## 1. Pre-processing  
This section prepares the raw dataset for training a **YOLOv11**.

* **Libraries** – We import `os`, `yaml`, and Ultralytics’ helper utilities.  
* **Dataset split** – `autosplit` shuffles and partitions all annotated images into  
  80 % training, 10 % validation, and 10 % test sets (only images with labels are kept).  
* **`data.yaml` creation** – We write a minimal `data.yaml` that tells Ultralytics  
  where the images live, which text files list each split, and what class names exist.  
  This file is the single source of truth YOLOv8 needs to locate data at train time.


In [3]:
import os
import yaml
from ultralytics.data.utils import autosplit

In [4]:
images_path = "../data/raw/images"

## Images and Annotations Split

Randomly divide the dataset into **80 % train**, **10 % validation**, and **10 % test**.

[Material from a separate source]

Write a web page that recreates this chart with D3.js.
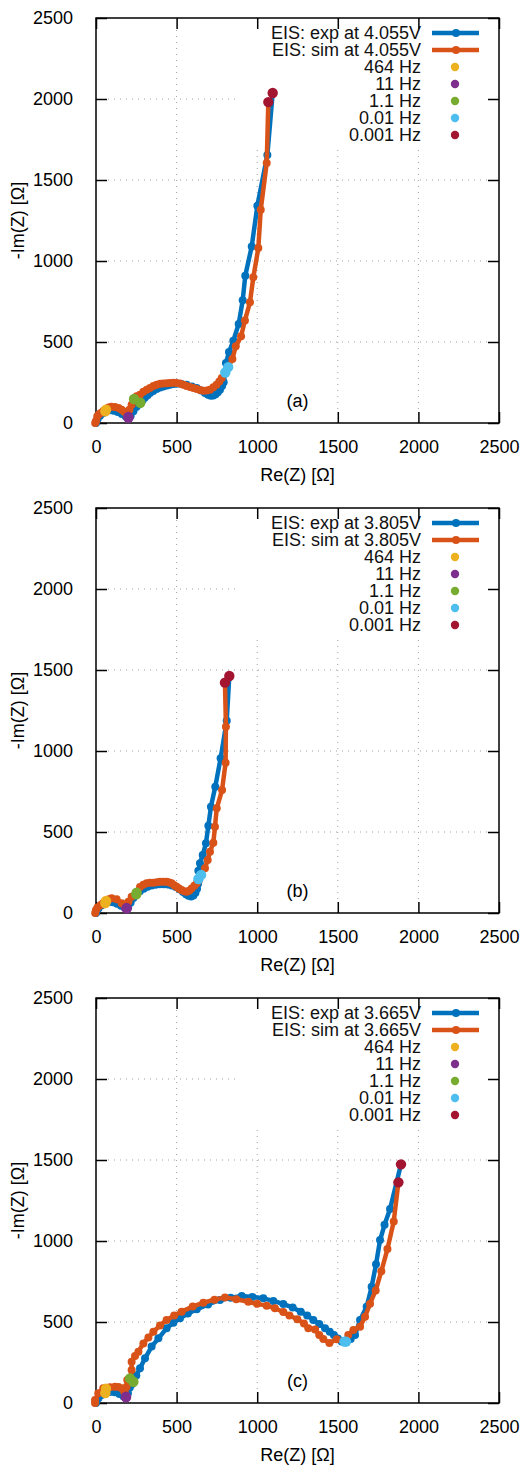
<!DOCTYPE html>
<html>
<head>
<meta charset="utf-8">
<script src="https://cdnjs.cloudflare.com/ajax/libs/d3/7.8.5/d3.min.js"></script>
<style>
  body { margin: 0; background: #fff; }
  text { font-family: "Liberation Sans", Arial, sans-serif; }
</style>
</head>
<body>
<div id="chart"></div>
<script>
// axis ticks
var tickValues = [0, 500, 1000, 1500, 2000, 2500];
var gridValues = [500, 1000, 1500, 2000];

// frequency markers shown in the legend
var freqLabels = ["464 Hz", "11 Hz", "1.1 Hz", "0.01 Hz", "0.001 Hz"];
var freqColors = ["#edb120", "#7e2f8e", "#77ac30", "#4dbeee", "#a2142f"];

var voltages = ["4.055V", "3.805V", "3.665V"];
var panelTags = ["(a)", "(b)", "(c)"];

// (a) 4.055 V  [Re, -Im] in ohm
var expA = [[0,0],[10,25],[25,45],[45,62],[58,72],[85,78],[110,76],[135,68],[160,55],[185,40],[201,32],
  [215,45],[232,72],[250,98],[263,113],[275,125],[290,142],[304,157],[320,172],[335,185],[355,198],
  [376,210],[398,219],[418,226],[440,232],[459,236],[480,240],[500,243],[530,241],[562,236],[595,226],
  [625,216],[652,200],[676,185],[695,175],[712,168],[728,170],[742,177],[756,190],[769,206],[782,228],
  [792,252],[802,312],[806,370],[825,438],[852,508],[885,611],[910,757],[926,909],[966,1090],[1001,1341],
  [1063,1654],[1096,2037]];
var simA = [[-5,0],[0,12],[8,41],[20,55],[35,65],[48,75],[62,82],[78,95],[95,101],[118,99],[140,92],
  [159,82],[175,70],[190,55],[201,37],[207,82],[221,113],[236,148],[252,165],[273,175],[294,193],
  [315,205],[335,216],[356,228],[376,236],[398,242],[418,244],[440,246],[459,247],[480,248],[500,247],
  [521,244],[542,236],[562,228],[583,222],[604,216],[625,210],[645,203],[666,199],[687,200],[707,206],
  [728,220],[748,236],[765,256],[780,278],[800,310],[820,345],[846,395],[867,473],[900,535],[924,633],
  [955,745],[976,899],[1007,1080],[1022,1317],[1059,1605],[1069,1981]];
var hzExpA = [[58,72],[201,32],[275,125],[802,312],[1096,2037]];
var hzSimA = [[62,82],[201,37],[236,148],[820,345],[1069,1981]];

// (b) 3.805 V
var expB = [[0,0],[15,28],[35,48],[58,62],[80,68],[105,66],[130,57],[155,45],[175,35],[190,29],
  [200,40],[215,65],[232,92],[250,115],[272,135],[296,150],[320,162],[345,170],[370,175],[396,178],
  [420,178],[445,176],[470,170],[495,160],[518,147],[540,130],[558,116],[574,106],[590,102],[604,108],
  [617,125],[627,150],[633,180],[635,210],[635,261],[645,307],[662,358],[682,430],[697,539],[713,656],
  [740,780],[773,955],[811,1187],[827,1463]];
var simB = [[-5,0],[0,19],[10,35],[29,49],[45,62],[62,74],[80,85],[97,91],[128,85],[159,60],[180,40],
  [190,29],[201,70],[221,101],[252,125],[273,160],[294,175],[314,183],[335,186],[356,187],[377,190],
  [397,193],[418,193],[438,193],[455,188],[469,183],[485,172],[500,162],[515,152],[531,142],[547,135],
  [562,131],[578,138],[593,152],[610,168],[625,183],[640,205],[652,235],[676,276],[693,327],[707,378],
  [728,434],[738,533],[749,646],[782,759],[804,928],[806,1150],[800,1422]];
var hzExpB = [[58,62],[190,29],[250,115],[635,210],[827,1463]];
var hzSimB = [[62,74],[190,29],[252,125],[652,235],[800,1422]];

// (c) 3.665 V
var expC = [[0,0],[15,30],[35,50],[58,62],[85,68],[115,66],[145,55],[170,42],[186,35],[198,60],
  [210,95],[222,115],[232,131],[250,170],[273,214],[304,276],[345,348],[387,399],[438,461],[480,495],
  [521,523],[570,552],[625,578],[695,608],[769,636],[835,650],[904,660],[970,655],[1038,646],[1100,630],
  [1162,611],[1220,590],[1270,564],[1310,540],[1348,512],[1385,487],[1421,461],[1450,440],[1476,420],
  [1500,398],[1524,379],[1551,379],[1580,395],[1607,420],[1638,512],[1679,594],[1710,718],[1737,856],
  [1762,1006],[1790,1100],[1824,1198],[1892,1473]];
var simC = [[-6,0],[-6,18],[14,60],[45,91],[62,92],[87,97],[118,101],[140,98],[159,91],[175,70],
  [186,39],[190,100],[194,142],[211,152],[221,204],[221,255],[242,290],[263,317],[294,368],[325,405],
  [356,440],[397,478],[438,512],[485,540],[531,564],[600,595],[666,619],[735,638],[800,652],[870,640],
  [945,625],[1000,612],[1059,601],[1110,585],[1162,562],[1200,540],[1249,517],[1290,490],[1317,461],
  [1359,453],[1385,420],[1410,395],[1448,370],[1493,393],[1541,379],[1565,420],[1597,451],[1638,471],
  [1669,533],[1700,613],[1735,695],[1770,813],[1808,950],[1847,1121],[1876,1362]];
var hzExpC = [[58,62],[186,35],[232,131],[1551,379],[1892,1473]];
var hzSimC = [[62,88],[186,39],[211,152],[1541,379],[1876,1362]];

var panels = [
  {exp: expA, sim: simA, hzExp: hzExpA, hzSim: hzSimA},
  {exp: expB, sim: simB, hzExp: hzExpB, hzSim: hzSimB},
  {exp: expC, sim: simC, hzExp: hzExpC, hzSim: hzSimC}
];

var W = 525, H = 1465;
var left = 96, right = 499, plotH = 405;
var tops = [18, 508, 998];
var blue = "#0072bd", orange = "#d95319";
var fs = 18;

var svg = d3.select("#chart").append("svg")
  .attr("width", W).attr("height", H);

panels.forEach(function(p, i) {
  var top = tops[i], bottom = top + plotH;
  var x = d3.scaleLinear().domain([0, 2500]).range([left, right]);
  var y = d3.scaleLinear().domain([0, 2500]).range([bottom, top]);
  var g = svg.append("g");

  // grid
  g.selectAll(".gx").data(gridValues).enter().append("line")
    .attr("x1", d => x(d)).attr("x2", d => x(d))
    .attr("y1", top + 12).attr("y2", bottom - 12)
    .attr("stroke", "#a0a0a0").attr("stroke-width", 1).attr("stroke-dasharray", "1,5");
  g.selectAll(".gy").data(gridValues).enter().append("line")
    .attr("y1", d => y(d)).attr("y2", d => y(d))
    .attr("x1", left + 12).attr("x2", right - 12)
    .attr("stroke", "#a0a0a0").attr("stroke-width", 1).attr("stroke-dasharray", "1,5");

  // opaque key box
  g.append("rect").attr("x", 240).attr("y", top + 1)
    .attr("width", right - 241).attr("height", 126).attr("fill", "#fff");

  // axes
  var fmt = d3.format("d");
  var ax = g.append("g").attr("transform", "translate(0," + bottom + ")")
    .call(d3.axisBottom(x).tickValues(tickValues).tickSize(-11).tickPadding(17).tickFormat(fmt));
  var ay = g.append("g").attr("transform", "translate(" + left + ",0)")
    .call(d3.axisLeft(y).tickValues(tickValues).tickSize(-11).tickPadding(23).tickFormat(fmt));
  var at = g.append("g").attr("transform", "translate(0," + top + ")")
    .call(d3.axisTop(x).tickValues(tickValues).tickSize(-11).tickFormat(""));
  var ar = g.append("g").attr("transform", "translate(" + right + ",0)")
    .call(d3.axisRight(y).tickValues(tickValues).tickSize(-11).tickFormat(""));
  [ax, ay, at, ar].forEach(function(a) {
    a.select(".domain").remove();
    a.selectAll(".tick line").attr("stroke", "#000").attr("stroke-width", 1.5);
    a.selectAll(".tick text").attr("font-size", fs).attr("fill", "#000")
      .style("font-family", "'Liberation Sans', Arial, sans-serif");
  });

  g.append("rect").attr("x", left).attr("y", top)
    .attr("width", right - left).attr("height", plotH)
    .attr("fill", "none").attr("stroke", "#000").attr("stroke-width", 1.5);

  // axis titles
  g.append("text").attr("x", (left + right) / 2).attr("y", bottom + 58)
    .attr("text-anchor", "middle").attr("font-size", fs).text("Re(Z) [Ω]");
  g.append("text").attr("transform", "translate(24," + (top + plotH / 2) + ") rotate(-90)")
    .attr("text-anchor", "middle").attr("font-size", fs).text("-Im(Z) [Ω]");

  // panel tag
  g.append("text").attr("x", x(1250)).attr("y", y(135)).attr("dy", "0.35em")
    .attr("text-anchor", "middle").attr("font-size", fs).text(panelTags[i]);

  var line = d3.line().x(d => x(d[0])).y(d => y(d[1]));

  [[p.exp, blue], [p.sim, orange]].forEach(function(s) {
    g.append("path").datum(s[0]).attr("d", line)
      .attr("fill", "none").attr("stroke", s[1]).attr("stroke-width", 4.5)
      .attr("stroke-linejoin", "round");
    g.selectAll(null).data(s[0]).enter().append("circle")
      .attr("cx", d => x(d[0])).attr("cy", d => y(d[1])).attr("r", 4)
      .attr("fill", s[1]);
  });

  [p.hzExp, p.hzSim].forEach(function(pts) {
    g.selectAll(null).data(pts).enter().append("circle")
      .attr("cx", d => x(d[0])).attr("cy", d => y(d[1])).attr("r", 5.2)
      .attr("fill", (d, k) => freqColors[k]);
  });

  // key
  var keyRows = ["EIS: exp at " + voltages[i], "EIS: sim at " + voltages[i]].concat(freqLabels);
  var keyColors = [blue, orange].concat(freqColors);
  keyRows.forEach(function(lbl, k) {
    var ky = top + 15 + k * 17;
    g.append("text").attr("x", 421).attr("y", ky).attr("dy", "0.35em")
      .attr("text-anchor", "end").attr("font-size", fs).attr("fill", "#111").text(lbl);
    if (k < 2) {
      g.append("line").attr("x1", 432).attr("x2", 479).attr("y1", ky).attr("y2", ky)
        .attr("stroke", keyColors[k]).attr("stroke-width", 4.5);
      g.append("circle").attr("cx", 456).attr("cy", ky).attr("r", 4).attr("fill", keyColors[k]);
    } else {
      g.append("circle").attr("cx", 455).attr("cy", ky).attr("r", 4.2).attr("fill", keyColors[k]);
    }
  });
});
</script>
</body>
</html>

`annotated_only=True` ensures that only images with matching label files are kept in the split.


In [None]:
autosplit(path = images_path,
          weights = (0.8, 0.1, 0.1),
          annotated_only=True)

## `data.yaml` Generation
Ultralytics expects a YAML configuration with:

* **path** – root directory of the dataset  
* **train / val / test** – the `.txt` file listings produced by `autosplit`  
* **names** – a dictionary mapping numeric class IDs to class names  


In [7]:
data_config = {
    "names": {0: "panel"},
    "path": "/data/raw",
    "train": "autosplit_train.txt",
    "val": "autosplit_val.txt",
    "test": "autosplit_test.txt"
}

with open(f"{os.path.dirname(images_path)}/data.yaml", "w") as f:
    yaml.dump(data_config, f, sort_keys=False)

print("data.yaml generated successfully")

data.yaml generated successfully